Both \(A\) and \(B\) are pins, giving 4 unknowns (\(R_{Ax}\), \(R_{Ay}\), \(R_{Bx}\), \(R_{By}\)) but still only 3 equations.
# Case 2: pin at A (2 unknowns) + pin at B (2 unknowns)
R_Ax, R_Ay, R_Bx, R_By = sp.symbols('R_Ax R_Ay R_Bx R_By', real=True)
RR_A = sp.Matrix([R_Ax, R_Ay, 0])
RR_B = sp.Matrix([R_Bx, R_By, 0])
sumF = RR_A + RR_B + FF
sumM = rr_B.cross(RR_B) + rr_F.cross(FF)\[ \sum \bm F = \left[\begin{matrix}R_{Ax} + R_{Bx}\\- F + R_{Ay} + R_{By}\\0\end{matrix}\right] = \bm 0 \]
\[ \sum \bm M = \left[\begin{matrix}0\\0\\- \frac{F L}{2} + L R_{By}\end{matrix}\right] = \bm 0 \]
sol2 = sp.solve([sumF, sumM], [R_Ax, R_Ay, R_Bx, R_By])
sol2 | la\[ \begin{aligned} R_{Ax} &= - R_{Bx} \\ R_{Ay} &= \frac{F}{2} \\ R_{By} &= \frac{F}{2} \end{aligned} \]
SymPy returns the solution in terms of \(R_{Bx}\) – a free parameter. There are infinitely many solutions because equilibrium alone cannot determine how the horizontal reaction distributes between the two pins. This system is statically indeterminate and we would need to consider the deformation of the beam to find \(R_{Bx}\).
Case 3: Under-constrained (roller + roller)

Both supports are rollers, giving only 2 unknowns (\(R_{Ay}\), \(R_{By}\)) for 3 equations.

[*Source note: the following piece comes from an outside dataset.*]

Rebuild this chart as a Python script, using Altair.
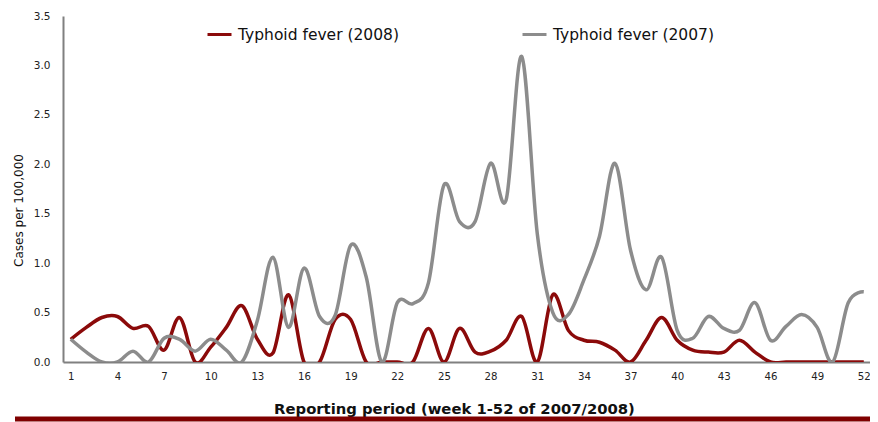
import altair as alt
import pandas as pd

weeks = list(range(1, 53))
cases_2008 = [0.23, 0.35, 0.45, 0.46, 0.34, 0.36, 0.12, 0.45, 0.0, 0.15,
              0.35, 0.57, 0.23, 0.09, 0.68, 0.0, 0.0, 0.43, 0.43, 0.0,
              0.0, 0.0, 0.0, 0.34, 0.0, 0.34, 0.1, 0.11, 0.22, 0.46,
              0.0, 0.68, 0.32, 0.22, 0.2, 0.12, 0.0, 0.22, 0.45, 0.22,
              0.12, 0.1, 0.1, 0.22, 0.1, 0.0, 0.0, 0.0, 0.0, 0.0,
              0.0, 0.0]
cases_2007 = [0.23, 0.1, 0.0, 0.0, 0.11, 0.0, 0.24, 0.23, 0.11, 0.23,
              0.12, 0.0, 0.42, 1.06, 0.35, 0.95, 0.46, 0.47, 1.18, 0.86,
              0.0, 0.6, 0.59, 0.8, 1.79, 1.42, 1.42, 2.01, 1.64, 3.09,
              1.3, 0.5, 0.48, 0.83, 1.27, 2.01, 1.13, 0.73, 1.06, 0.32,
              0.24, 0.46, 0.34, 0.32, 0.6, 0.22, 0.36, 0.48, 0.35, 0.0,
              0.6, 0.71]
series_names = ["Typhoid fever (2008)", "Typhoid fever (2007)"]
series_colors = ["#8b0a0a", "#8c8c8c"]
x_ticks = list(range(1, 53, 3))
y_ticks = [0.0, 0.5, 1.0, 1.5, 2.0, 2.5, 3.0, 3.5]

rows = []
for name, vals in zip(series_names, [cases_2008, cases_2007]):
    for w, v in zip(weeks, vals):
        rows.append({"series": name, "week": w, "cases": v})
df = pd.DataFrame(rows)

FONT = "DejaVu Sans"

lines = alt.Chart(df).mark_line(interpolate="cardinal", strokeWidth=3.5, clip=True).encode(
    x=alt.X("week:Q",
            scale=alt.Scale(domain=[0.5, 52.4], nice=False, zero=False),
            axis=alt.Axis(values=x_ticks, title="Reporting period (week 1-52 of 2007/2008)",
                          grid=False, ticks=False, domainColor="#808080", domainWidth=2,
                          labelFont=FONT, labelFontSize=10.2, labelColor="#222222",
                          labelPadding=9, labelFlush=False,
                          titleFont=FONT, titleFontSize=14.8, titleFontWeight="bold",
                          titleColor="#111111", titleX=391, titleY=47,
                          titleAlign="center", titleBaseline="middle")),
    y=alt.Y("cases:Q",
            scale=alt.Scale(domain=[0, 3.5], nice=False),
            axis=alt.Axis(values=y_ticks, format=".1f", title="Cases per 100,000",
                          grid=False, ticks=False, domainColor="#808080", domainWidth=2,
                          labelFont=FONT, labelFontSize=10.5, labelColor="#222222",
                          labelPadding=13,
                          titleFont=FONT, titleFontSize=12, titleFontWeight="normal",
                          titleColor="#111111", titleX=-45, titleY=194, titleAngle=270,
                          titleAlign="center", titleBaseline="middle")),
    color=alt.Color("series:N",
                    scale=alt.Scale(domain=series_names, range=series_colors),
                    legend=alt.Legend(orient="none", legendX=143, legendY=5,
                                      direction="horizontal", title=None,
                                      symbolType="stroke", symbolSize=576,
                                      symbolStrokeWidth=3, labelFont=FONT,
                                      labelFontSize=15.5, labelColor="#111111",
                                      labelOffset=5, columnPadding=117,
                                      padding=0, labelLimit=300)),
)

bar = alt.Chart(pd.DataFrame({"deco": [0]})).mark_rule(color="#7f0000", strokeWidth=5).encode(
    x=alt.value(-48), x2=alt.value(815), y=alt.value(403)
)

chart = alt.layer(lines, bar).properties(
    width=807, height=346,
    autosize=alt.AutoSizeParams(type="none"),
    padding={"left": 55, "top": 8, "right": 0, "bottom": 60},
    background="white",
).configure_view(stroke=None)

chart.save("out.html", embed_options={"renderer": "svg", "actions": False})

# Case 3: roller at A (1 unknown) + roller at B (1 unknown)
R_Ay, R_By = sp.symbols('R_Ay R_By', real=True)
F_x = sp.Symbol('F_x', positive=True)
RR_A = sp.Matrix([0, R_Ay, 0])
RR_B = sp.Matrix([0, R_By, 0])
FF_3 = sp.Matrix([F_x, -F, 0]) # force with horizontal component
sumF = RR_A + RR_B + FF_3
sumM = rr_B.cross(RR_B) + rr_F.cross(FF_3)\[ \sum \bm F = \left[\begin{matrix}F_{x}\\- F + R_{Ay} + R_{By}\\0\end{matrix}\right] = \bm 0 \]
\[ \sum \bm M = \left[\begin{matrix}0\\0\\- \frac{F L}{2} + L R_{By}\end{matrix}\right] = \bm 0 \]
sol3 = sp.solve([sumF, sumM], [R_Ay, R_By])
sol3 | la\[ \begin{aligned} R_{Ay} &= \frac{F}{2} \\ R_{By} &= \frac{F}{2} \end{aligned} \]
sol3 = sp.solve([N2, E2], [R_Ay, R_By])
sol3[]
SymPy returns an empty list – no solution exists. The \(x\)-equation demands \(F_x = 0\) but we applied a nonzero horizontal force. Two rollers cannot resist any horizontal load, so the beam would slide. This system is under-constrained: it is a mechanism, not a structure.
Note that with a purely vertical force the two-roller case does give a unique answer for the vertical reactions. The deficiency only becomes apparent when a horizontal load is present. This is why we must always check that the supports can resist loads in all directions that might arise, not just the ones in the current problem.
Remarks on determinacy
The counting of unknowns against equations is one of the most important modeling skills in mechanics. It determines whether a problem can be solved by equilibrium alone or whether we need additional physical laws (deformation, constitutive relations). In this course we restrict ourselves to statically determinate problems. The indeterminate case requires knowledge of how materials deform under load, which we treat in the Solid Mechanics part. Any course on the Finite Element Method (FEM/FEA) builds directly on this foundation: the concept of degrees of freedom, constraints, and how they relate to the solvability of a system is exactly the same, scaled up to thousands of elements.
For a multi-body example where the choice of support type determines whether the system is determinate, see Example 3 in the Equilibrium Examples chapter.